To safeguard the Muslim boys in school, under the charge of members of the staff, boys who were armed as members of the Simla Rifles began patrolling the dormitories.
The Muslim boys who were to go to Pakistan could not leave due to the dangers of the journey. On October 13, 1947, the Governor-General, Lord Mountbatten, came to the school to give away prizes; he was to have been the Chief Guest at Speech Day held on September 6, but the turmoil in Punjab made him return to New Delhi. Mountbatten had lunch seated at the High Table and the School Captain, Hassan Agha, asked for his help in sending them across a border that had now come into being. (While this is the story that has come down the decades, a variation is that various parents had approached the Acting Governor of the North West Frontier Province, who arranged to bring the boys from Shimla).
A few days later, information came that all the Muslim boys were to leave the following morning. In box-rooms and godowns, packing and repacking began as trunks were filled and closed; the school dhobi began passing bundle after bundle of clothes and the staff worked through the night making food packets. In that flurry of activity, few would have realised the finality of those moments.
In the presence of the school and staff, the Headmaster, Rev Drake, addressed the departing boys in the main hall which was named in honour of the Viceroy, Lord Irwin. When he had finished speaking, the middle doors of the hall, through which, by tradition, only Viceroys entered and School Captains left, were thrown open by two Prefects and Hassan Agha and the departing boys walked out, not amidst the customary cheers, but in deep and sombre silence.
The following day, a detail of Army trucks and a heavy escort of Gurkha soldiers arrived at ‘Green Garages’, the name passed on by a row of garages painted bottle-green. The large trucks could not negotiate the narrow road and tight bends up to the school gates. Escorted by the staff and boys, many of whom were armed, the departing boys and some staff that were leaving with them walked the distance of about a kilometre. The convoy then drove down to Ambala, which had the airfield closest to Shimla. The boys spent the night in the barracks of the cantonment. The following day, a Dakota plane carried them to Lahore and then, flew on to Karachi.
Humayun Khan was one of the young boys who had joined Bishop Cotton as a nine-year-old in 1941. Khan and six others were to go to Peshawar. While waiting for arrangements to be made for their onward journey by train, they stayed with the Commissioner for Refugees, Mr Leghari, at his residence in Lahore. Two girls from the Leghari family, who were also studying in Shimla, at the Auckland House School, had come by road and described the horrors they had seen. By the time Humayun Khan reached Peshawar, much of the rioting had subsided. In 1955, Humayun Khan joined Pakistan’s Central Superior Services (CSS).

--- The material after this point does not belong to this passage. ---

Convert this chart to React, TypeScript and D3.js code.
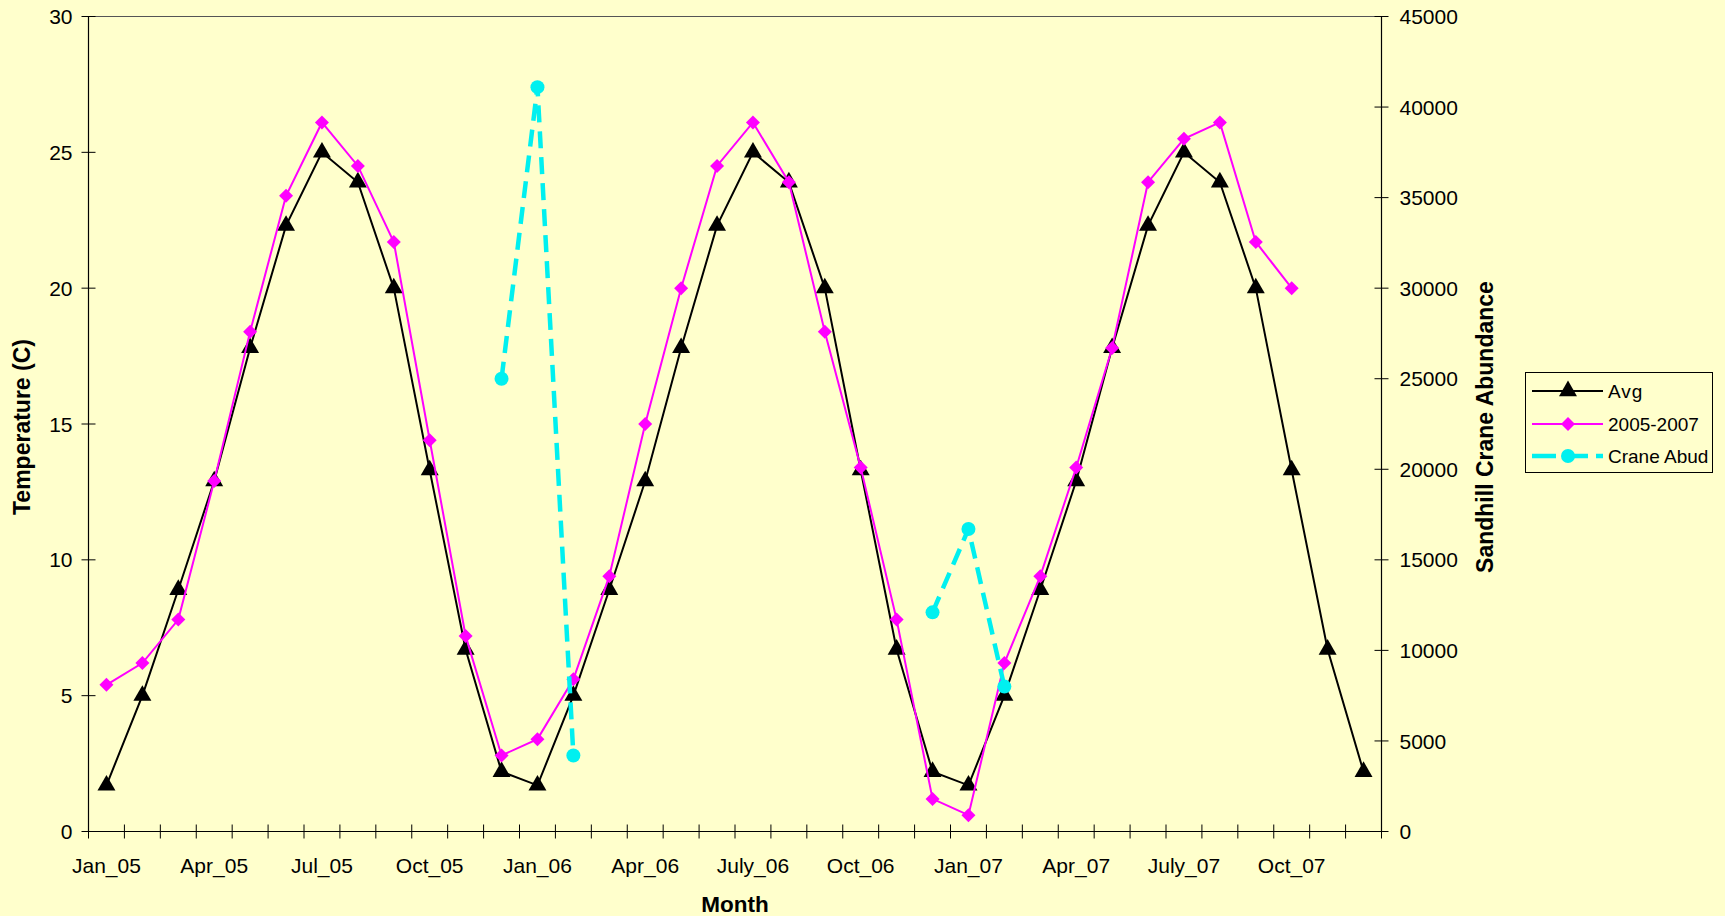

A decade-and-a-half later, when the Service was reorganised, he moved to the Foreign Services Office and in 1984, was posted to India as Pakistan’s High Commissioner.
Meanwhile, trapped in a tide that subsumed morality and with which that history still tries to grapple, once the boys and the convoy had moved away from Shimla in 1947, the double-doors through which Hassan Agha, Humayun Khan and the others had departed from Irwin Hall, were nailed shut on the premise that no one should go through them the way the 42 had to. As the years went on, the purpose of sealing them was lost. At some point, in the closing years of the last millennium, these sealed doors in the centre were dismantled to create space for a film projector which rolled out swashbucklers every Saturday. Clamped between pots of hydrangea and agapanthus, an unseemly projection swallowed the door and a portion of the landing outside.

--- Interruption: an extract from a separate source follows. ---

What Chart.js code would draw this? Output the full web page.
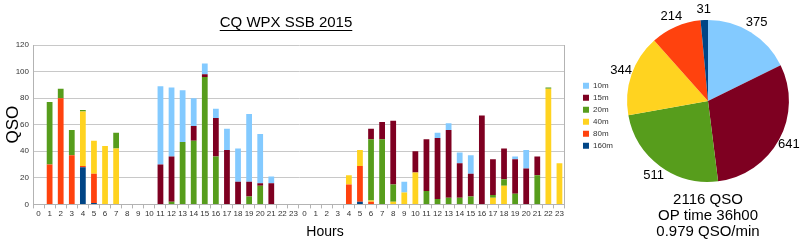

In 2009, the Bishop Cotton School celebrated its sesquicentennial year, and six of the 42 boys who had left for Pakistan returned to their old school in Shimla. Apart from Humayun Khan who had visited the school in 1986 during his India tenure, the other five — General Imranullah, Ali Afridi, Hashim Khan, Tariq Khan and Iftikar Malik — were returning after 62 years.

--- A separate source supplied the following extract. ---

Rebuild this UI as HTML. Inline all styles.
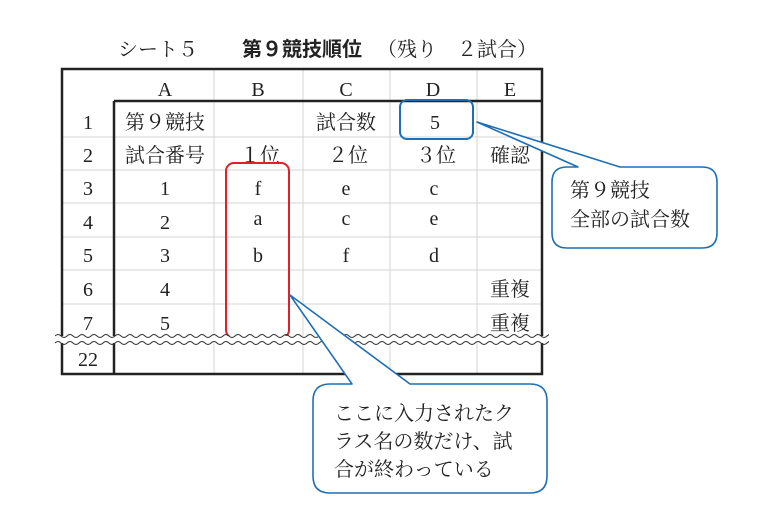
<!DOCTYPE html>
<html><head><meta charset="utf-8"><style>
html,body{margin:0;padding:0;background:#fff;}
svg{display:block;}
text{font-family:"Liberation Serif","Noto Serif CJK SC","Noto Serif CJK JP",serif;font-size:20px;fill:#222;}
.g{font-family:"Liberation Sans","Noto Sans CJK JP",sans-serif;font-weight:bold;}
</style></head><body>
<svg width="769" height="528" viewBox="0 0 769 528" xmlns="http://www.w3.org/2000/svg">
<defs><clipPath id="c"><rect x="55" y="320" width="494" height="40"/></clipPath></defs>
<text x="118" y="56" font-size="21">シート５</text>
<text x="242" y="56" class="g" font-size="21">第９競技順位</text>
<text x="377" y="56" font-size="21">（残り　２試合）</text>

<g stroke="#d4d4d4" stroke-width="1">
<line x1="62" y1="137" x2="542" y2="137"/>
<line x1="62" y1="170" x2="542" y2="170"/>
<line x1="62" y1="203" x2="542" y2="203"/>
<line x1="62" y1="237" x2="542" y2="237"/>
<line x1="62" y1="270" x2="542" y2="270"/>
<line x1="62" y1="304" x2="542" y2="304"/>
<line x1="214" y1="69" x2="214" y2="374"/>
<line x1="303" y1="69" x2="303" y2="374"/>
<line x1="390" y1="69" x2="390" y2="374"/>
<line x1="477" y1="69" x2="477" y2="374"/>
</g>
<g stroke="#222" stroke-width="2.5" fill="none">
<rect x="62" y="69" width="480" height="305"/>
<line x1="114" y1="101" x2="542" y2="101"/>
<line x1="114" y1="101" x2="114" y2="374"/>
</g>

<g text-anchor="middle">
<text x="165" y="96">A</text><text x="258" y="96">B</text><text x="346" y="96">C</text><text x="433" y="96">D</text><text x="510" y="96">E</text>
<text x="88" y="129">1</text><text x="88" y="162">2</text><text x="88" y="195">3</text><text x="88" y="229">4</text><text x="88" y="262">5</text><text x="88" y="296">6</text><text x="88" y="330">7</text><text x="88" y="366">22</text>
<text x="165" y="129">第９競技</text><text x="346" y="129">試合数</text><text x="435" y="129">5</text>
<text x="165" y="162">試合番号</text><text x="260" y="162">１位</text><text x="348" y="162">２位</text><text x="436" y="162">３位</text><text x="510" y="162">確認</text>
<text x="165" y="195">1</text><text x="258" y="195">f</text><text x="346" y="195">e</text><text x="434" y="195">c</text>
<text x="165" y="229">2</text><text x="258" y="225">a</text><text x="346" y="225">c</text><text x="434" y="225">e</text>
<text x="165" y="262">3</text><text x="258" y="262">b</text><text x="346" y="262">f</text><text x="434" y="262">d</text>
<text x="165" y="296">4</text><text x="510" y="296">重複</text>
<text x="165" y="330">5</text><text x="510" y="330">重複</text>
</g>

<rect x="226" y="163" width="63" height="175" rx="8" fill="none" stroke="#e0202a" stroke-width="2"/>

<rect x="55" y="336" width="494" height="7" fill="#fff"/>
<g fill="none" stroke="#333" stroke-width="1" clip-path="url(#c)">
<path id="w1" d="M55 336 q3 -3 6 0 t6 0 t6 0 t6 0 t6 0 t6 0 t6 0 t6 0 t6 0 t6 0 t6 0 t6 0 t6 0 t6 0 t6 0 t6 0 t6 0 t6 0 t6 0 t6 0 t6 0 t6 0 t6 0 t6 0 t6 0 t6 0 t6 0 t6 0 t6 0 t6 0 t6 0 t6 0 t6 0 t6 0 t6 0 t6 0 t6 0 t6 0 t6 0 t6 0 t6 0 t6 0 t6 0 t6 0 t6 0 t6 0 t6 0 t6 0 t6 0 t6 0 t6 0 t6 0 t6 0 t6 0 t6 0 t6 0 t6 0 t6 0 t6 0 t6 0 t6 0 t6 0 t6 0 t6 0 t6 0 t6 0 t6 0 t6 0 t6 0 t6 0 t6 0 t6 0 t6 0 t6 0 t6 0 t6 0 t6 0 t6 0 t6 0 t6 0 t6 0 t6 0 t6 0 t6 0 t6 0 t6 0 t6 0 t6 0 t6 0 t6 0 t6 0 t6 0"/>
<use href="#w1" y="7"/>
</g>

<rect x="400" y="100" width="73" height="39" rx="7" fill="none" stroke="#1f6fb2" stroke-width="2"/>

<path d="M578 167 L477 122 L620 167 L702 167 Q717 167 717 182 L717 233 Q717 248 702 248 L567 248 Q552 248 552 233 L552 182 Q552 167 567 167 Z" fill="#fff" stroke="#1f6fb2" stroke-width="1.6" stroke-linejoin="round"/>
<text x="570" y="197">第９競技</text>
<text x="570" y="226">全部の試合数</text>

<path d="M352 384 L290 295 L410 384 L530 384 Q547 384 547 401 L547 476 Q547 493 530 493 L330 493 Q313 493 313 476 L313 401 Q313 384 330 384 Z" fill="#fff" stroke="#1f6fb2" stroke-width="1.6" stroke-linejoin="round"/>
<text x="334" y="420">ここに入力されたク</text>
<text x="334" y="448">ラス名の数だけ、試</text>
<text x="334" y="476">合が終わっている</text>
</svg>
</body></html>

Before the celebrations were to begin in school, the extension that housed the projector was removed from the Hall. Three new doors, reminiscent of the three old ones — including the locked one — were put into position. The now-aging old-boys from Pakistan walked up the stairs to Irwin Hall. A pair of scissors was handed to Humayun Khan. He cut a red ribbon and the doors which had been sealed six decades before were reopened.